Хорошо оборудованная лаборатория ГСМ военной кафедры (хорошо оборудованы были все лаборатории института) находилась в самом конце коридора четвёртого этажа, торцевое окно которого выходило на мою школу. Часть наших занятий сводилась к определению лабораторным путём технических характеристик масел и смазок. Помню, мы тщательно взвешивали на лабораторных весах пустой керамический тигель, наливали некоторое количество масла одного из сортов, снова взвешивали и ставили тигель с маслом на определённое время в термопечь.
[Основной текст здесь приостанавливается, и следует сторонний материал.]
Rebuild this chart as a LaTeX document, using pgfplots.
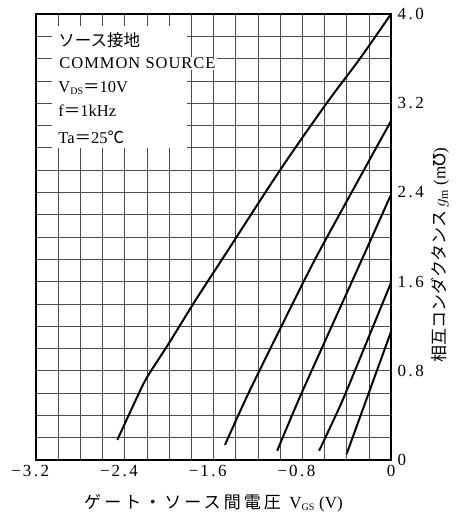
\documentclass[border=0pt]{standalone}
\usepackage{fontspec}
\setmainfont{Liberation Serif}
\newfontfamily\jp{Noto Sans CJK JP}
\newfontfamily\jpx{Noto Sans CJK JP}[LetterSpace=18]
\newfontfamily\tickf{Liberation Serif}
\newfontfamily\djv{DejaVu Sans}
\newfontfamily\lsp{Liberation Serif}[LetterSpace=6]
\newcommand\tl[2]{#1\kern2.5pt.\kern2.5pt#2}
\usepackage{pgfplots}
\pgfplotsset{compat=1.18}
\begin{document}
\begin{tikzpicture}
\begin{axis}[
  scale only axis, width=355pt, height=446pt,
  xmin=-3.2, xmax=0, ymin=0, ymax=4,
  clip=false,
  xtick={-3.2,-2.4,-1.6,-0.8,0},
  xticklabels={\llap{−\kern2pt}\tl{3}{2},\llap{−\kern2pt}\tl{2}{4},\llap{−\kern2pt}\tl{1}{6},\llap{−\kern2pt}\tl{0}{8},0},
  ytick={0,0.8,1.6,2.4,3.2,4.0},
  yticklabels={0,\tl{0}{8},\tl{1}{6},\tl{2}{4},\tl{3}{2},\tl{4}{0}},
  minor x tick num=3, minor y tick num=3,
  grid=both,
  major grid style={line width=0.6pt, black!70},
  minor grid style={line width=0.6pt, black!70},
  yticklabel pos=right,
  major tick length=0pt, minor tick length=0pt,
  axis line style={line width=1.1pt},
  ticklabel style={font=\tickf\fontsize{17}{17}\selectfont},
  xticklabel style={yshift=-2pt},
  yticklabel style={xshift=3pt},
]
\coordinate (bl) at (rel axis cs:0,0);
\coordinate (tr) at (rel axis cs:1,1);
\fill[white] (axis cs:-3.056,2.80) rectangle (axis cs:-1.84,3.89);
\begin{scope}[every node/.style={anchor=west, inner sep=0pt, font=\fontsize{16.5}{18}\selectfont}]
\node at (axis cs:-3.0,3.767) {\jp ソース接地};
\node[fill=white, inner sep=1pt] at (axis cs:-3.0,3.56) {\lsp COMMON SOURCE};
\node at (axis cs:-3.0,3.336) {V\raisebox{-0.3ex}{\fontsize{10}{10}\selectfont DS}{\jp ＝}10V};
\node at (axis cs:-3.0,3.13) {f{\jp ＝}1kHz};
\node at (axis cs:-3.0,2.897) {Ta{\jp ＝}25{\jp ℃}};
\end{scope}
\addplot[line width=2pt, black, smooth, tension=0.5] coordinates {
(-2.467,0.18) (-2.3,0.54) (-2.2,0.74) (-2.0,1.05) (-1.77,1.42) (-1.47,1.88) (-1.0,2.6) (-0.58,3.2) (-0.28,3.6) (0,4.0)};
\addplot[line width=2pt, black, smooth, tension=0.3] coordinates {
(-1.497,0.135) (-1.27,0.63) (-0.69,1.79) (0,3.04)};
\addplot[line width=2pt, black, smooth, tension=0.3] coordinates {
(-1.026,0.083) (-0.806,0.6) (-0.266,1.79) (0,2.38)};
\addplot[line width=2pt, black, smooth, tension=0.3] coordinates {
(-0.648,0.083) (-0.43,0.55) (0,1.59)};
\addplot[line width=2pt, black] coordinates {
(-0.40,0.054) (0,1.15)};
\node[font=\fontsize{17}{18}\selectfont] at ([yshift=-43pt]rel axis cs:0.5,0) {{\jpx ゲート・ソース間電圧}\enspace V\raisebox{-0.3ex}{\fontsize{10}{10}\selectfont GS}\;(V)};
\node[font=\fontsize{17}{18}\selectfont, rotate=90] at ([xshift=49pt,yshift=-18pt]rel axis cs:1,0.5) {{\jp 相互コンダクタンス}\,$g_{\mathrm{m}}$\;(m{\djv ℧})};
\end{axis}
\pgfresetboundingbox
\path ([xshift=-36pt,yshift=-54pt]bl) rectangle ([xshift=65pt,yshift=14pt]tr);
\end{tikzpicture}
\end{document}
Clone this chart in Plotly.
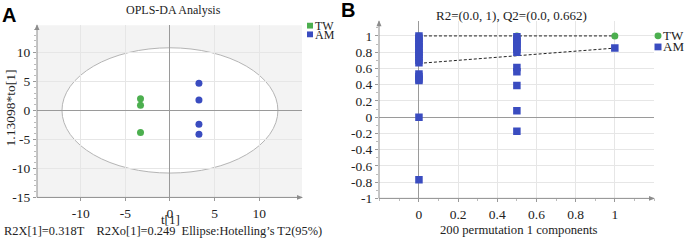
import plotly.graph_objects as go

W, H = 685, 248
FONT = "Liberation Serif"
GREEN = "#4caf4f"
BLUE = "#3a4cc0"

# ---- Panel A data (OPLS-DA scores) ----
tw_t = [-3.3, -3.3, -3.3]
tw_to = [2.0, 0.9, -3.8]
am_t = [3.25, 3.25, 3.25, 3.25]
am_to = [4.7, 1.8, -2.4, -4.1]
ellipse_rx = 12.1
ellipse_ry = 10.8
a_ticks = [-10, -5, 0, 5, 10]
a_ticktext = ["-10", "-5", "0", "5", "10"]
a_yticks = [-15, -10, -5, 0, 5, 10]
a_yticktext = ["-15", "-10", "-5", "0", "5", "10"]

# ---- Panel B data (permutation test) ----
r2_x = [0, 0.5, 1]
r2_y = [1.0, 1.0, 1.0]
q2_x = [0]*17 + [0.5]*12 + [1]
q2_y = [1.0, 0.97, 0.93, 0.9, 0.87, 0.84, 0.8, 0.77, 0.74, 0.7, 0.67,
        0.53, 0.5, 0.47, 0.45, 0.0, -0.77,
        0.99, 0.96, 0.93, 0.9, 0.87, 0.84, 0.8, 0.61, 0.56, 0.39, 0.08, -0.175,
        0.85]
r2_line_x = [0, 1]
r2_line_y = [1.0, 1.0]
q2_line_x = [0, 1]
q2_line_y = [0.662, 0.85]
b_xticks = [0, 0.2, 0.4, 0.6, 0.8, 1]
b_xticktext = ["0", "0.2", "0.4", "0.6", "0.8", "1"]
b_yticks = [-1, -0.8, -0.6, -0.4, -0.2, 0, 0.2, 0.4, 0.6, 0.8, 1]
b_yticktext = ["-1", "-0.8", "-0.6", "-0.4", "-0.2", "0", "0.2", "0.4", "0.6", "0.8", "1"]


def px(x):
    return x / W


def py(y):
    return 1 - y / H


fig = go.Figure()

# Panel A traces
fig.add_trace(go.Scatter(x=tw_t, y=tw_to, mode="markers", xaxis="x", yaxis="y",
                         marker=dict(color=GREEN, size=7), showlegend=False))
fig.add_trace(go.Scatter(x=am_t, y=am_to, mode="markers", xaxis="x", yaxis="y",
                         marker=dict(color=BLUE, size=7), showlegend=False))

# Panel B traces
fig.add_trace(go.Scatter(x=r2_line_x, y=r2_line_y, mode="lines", xaxis="x2", yaxis="y2",
                         line=dict(color="#222", width=1, dash="3px,2px"), showlegend=False))
fig.add_trace(go.Scatter(x=q2_line_x, y=q2_line_y, mode="lines", xaxis="x2", yaxis="y2",
                         line=dict(color="#222", width=1, dash="3px,2px"), showlegend=False))
fig.add_trace(go.Scatter(x=r2_x, y=r2_y, mode="markers", xaxis="x2", yaxis="y2",
                         marker=dict(color=GREEN, size=7), showlegend=False))
fig.add_trace(go.Scatter(x=q2_x, y=q2_y, mode="markers", xaxis="x2", yaxis="y2",
                         marker=dict(color=BLUE, size=7.5, symbol="square"), showlegend=False))

axis_common = dict(showline=False, ticks="outside", ticklen=3, tickcolor="#999",
                   tickfont=dict(family=FONT, size=13.5, color="#222"),
                   gridcolor="#e6e6e6", gridwidth=1, zeroline=True,
                   zerolinecolor="#9a9a9a", zerolinewidth=1)

A_L, A_R, A_T, A_B = 37, 302, 26, 204
B_L, B_R, B_T, B_B = 379, 654, 22, 205

fig.update_layout(
    width=W, height=H, margin=dict(l=0, r=0, t=0, b=0),
    paper_bgcolor="white", plot_bgcolor="rgba(0,0,0,0)",
    xaxis=dict(domain=[px(A_L), px(A_R)], range=[-14.9, 14.8], tickvals=a_ticks,
               ticktext=a_ticktext, anchor="y", **axis_common),
    yaxis=dict(domain=[py(A_B), py(A_T)], range=[-15, 14.7], tickvals=a_yticks,
               ticktext=a_yticktext, anchor="x",
               minor=dict(ticks="outside", ticklen=2, tickcolor="#bbb", showgrid=False, dtick=1),
               **axis_common),
    xaxis2=dict(domain=[px(B_L), px(B_R)], range=[-0.204, 1.2], tickvals=b_xticks,
                ticktext=b_xticktext, anchor="y2",
                minor=dict(ticks="outside", ticklen=2, tickcolor="#bbb", showgrid=False, dtick=0.1),
                **axis_common),
    yaxis2=dict(domain=[py(B_B), py(B_T)], range=[-1, 1.18], tickvals=b_yticks,
                ticktext=b_yticktext, anchor="x2",
                minor=dict(ticks="outside", ticklen=2, tickcolor="#bbb", showgrid=False, dtick=0.1),
                **axis_common),
    showlegend=False,
)

shapes = []
# Panel A gray background + white ellipse (below grid)
shapes.append(dict(type="rect", xref="paper", yref="paper", x0=px(A_L), x1=px(A_R),
                   y0=py(A_B), y1=py(A_T), fillcolor="#f3f3f3", line=dict(width=0), layer="below"))
shapes.append(dict(type="circle", xref="x", yref="y", x0=-ellipse_rx, x1=ellipse_rx,
                   y0=-ellipse_ry, y1=ellipse_ry, fillcolor="white",
                   line=dict(color="#b5b5b5", width=1), layer="below"))


def axes_lines(L, R, T, B):
    out = []
    col = "#8c8c8c"
    out.append(dict(type="line", xref="paper", yref="paper", x0=px(L), x1=px(L),
                    y0=py(B), y1=py(T), line=dict(color=col, width=1)))
    out.append(dict(type="line", xref="paper", yref="paper", x0=px(L), x1=px(R),
                    y0=py(B), y1=py(B), line=dict(color=col, width=1)))
    # arrow heads
    out.append(dict(type="path", xref="paper", yref="paper",
                    path=f"M {px(L-2.5)} {py(T+5)} L {px(L+2.5)} {py(T+5)} L {px(L)} {py(T-1)} Z",
                    fillcolor=col, line=dict(width=0)))
    out.append(dict(type="path", xref="paper", yref="paper",
                    path=f"M {px(R-5)} {py(B-2.5)} L {px(R-5)} {py(B+2.5)} L {px(R+1)} {py(B)} Z",
                    fillcolor=col, line=dict(width=0)))
    return out


shapes += axes_lines(A_L, A_R, A_T, A_B)
shapes += axes_lines(B_L, B_R, B_T, B_B)

# manual legends
shapes.append(dict(type="rect", xref="paper", yref="paper", x0=px(307), x1=px(313),
                   y0=py(29.5), y1=py(23.5), fillcolor=GREEN, line=dict(width=0)))
shapes.append(dict(type="rect", xref="paper", yref="paper", x0=px(307), x1=px(313),
                   y0=py(38.5), y1=py(32.5), fillcolor=BLUE, line=dict(width=0)))
shapes.append(dict(type="circle", xref="paper", yref="paper", x0=px(654.5), x1=px(661.5),
                   y0=py(40.5), y1=py(33.5), fillcolor=GREEN, line=dict(width=0)))
shapes.append(dict(type="rect", xref="paper", yref="paper", x0=px(654.5), x1=px(661.5),
                   y0=py(52), y1=py(45), fillcolor=BLUE, line=dict(width=0)))
fig.update_layout(shapes=shapes)


def ann(text, x, y, size=13, xanchor="center", yanchor="middle", family=FONT, angle=0, color="#222"):
    return dict(text=text, x=px(x), y=py(y), xref="paper", yref="paper", showarrow=False,
                xanchor=xanchor, yanchor=yanchor, textangle=angle, borderpad=0,
                font=dict(family=family, size=size, color=color))


anns = [
    ann("<b>A</b>", 1, 16, size=20, xanchor="left", family="Liberation Sans", color="#000"),
    ann("<b>B</b>", 340, 10, size=20, xanchor="left", family="Liberation Sans", color="#000"),
    ann("OPLS-DA Analysis", 174, 10.5, size=12),
    ann("R2=(0.0, 1), Q2=(0.0, 0.662)", 511, 15.5, size=13),
    ann("t[1]", 170, 227, size=13),
    ann("R2X[1]=0.318T    R2Xo[1]=0.249  Ellipse:Hotelling’s T2(95%)", 3, 238.5, size=12.4, xanchor="left"),
    ann("1.13098*to[1]", 10, 112, size=13.5, angle=-90),
    ann("200 permutation 1 components", 519, 238, size=12.7),
    ann("TW", 314, 27, size=12, xanchor="left"),
    ann("AM", 314, 36.5, size=12, xanchor="left"),
    ann("TW", 662, 37, size=13, xanchor="left"),
    ann("AM", 662, 48.5, size=13, xanchor="left"),
]
fig.update_layout(annotations=anns)

fig.write_html("out.html", config={"displayModeBar": False},
               post_script="document.body.style.margin='0';document.body.style.padding='0';")
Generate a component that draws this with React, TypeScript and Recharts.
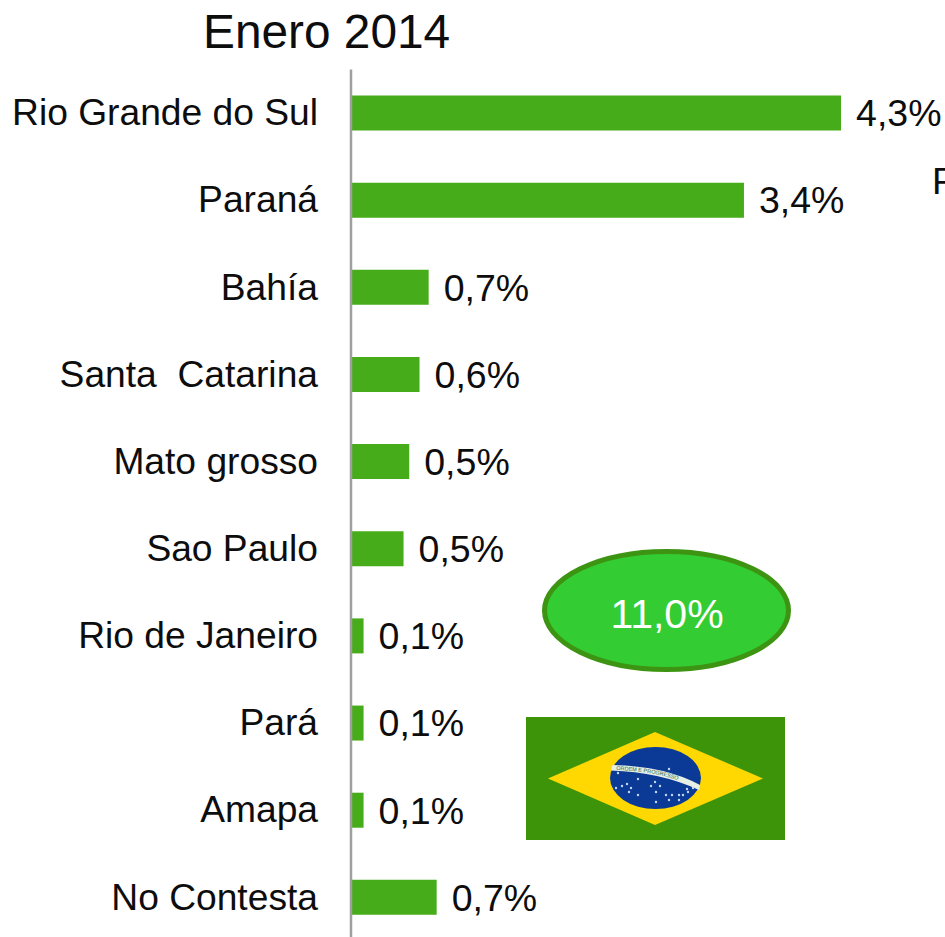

Масло испарялось, на дне и стенках тигеля оставался лишь «сухой остаток». Тигель взвешивался в третий раз, и мы что-то определяли по результатам взвешиваний из таблиц.
Кафедра готовила из нас офицеров службы тыла, специалистов по ГСМ, и выпустила младшими лейтенантами ОБАТО - отдельного батальона аэродромно-технического обслуживания.
Помню наши занятия на стрельбище танкового полка в Шалях - стреляли мы боевыми патронами из автомата и из пистолета Макарова. Патронов выдавали нам мало. Учили нас стрелять несколько раз короткими очередями, каждый раз тщательно прицеливаясь, т.к. только первая пуля идёт в цель, остальные разбрасываются, потому что автомат трясётся в руках. Выпустив несколько очередей (патроны должны были кончиться), я положил автомат рядом и доложил - «студент Федосеев стрельбу закончил» - и стал ждать, пока отстреляются ребята, мои соседи на линии огня. И нажал спусковой крючок! А патроны ещё остались, и автомат запрыгал по земле. Досталось же мне от дежурного по стрельбищу офицера.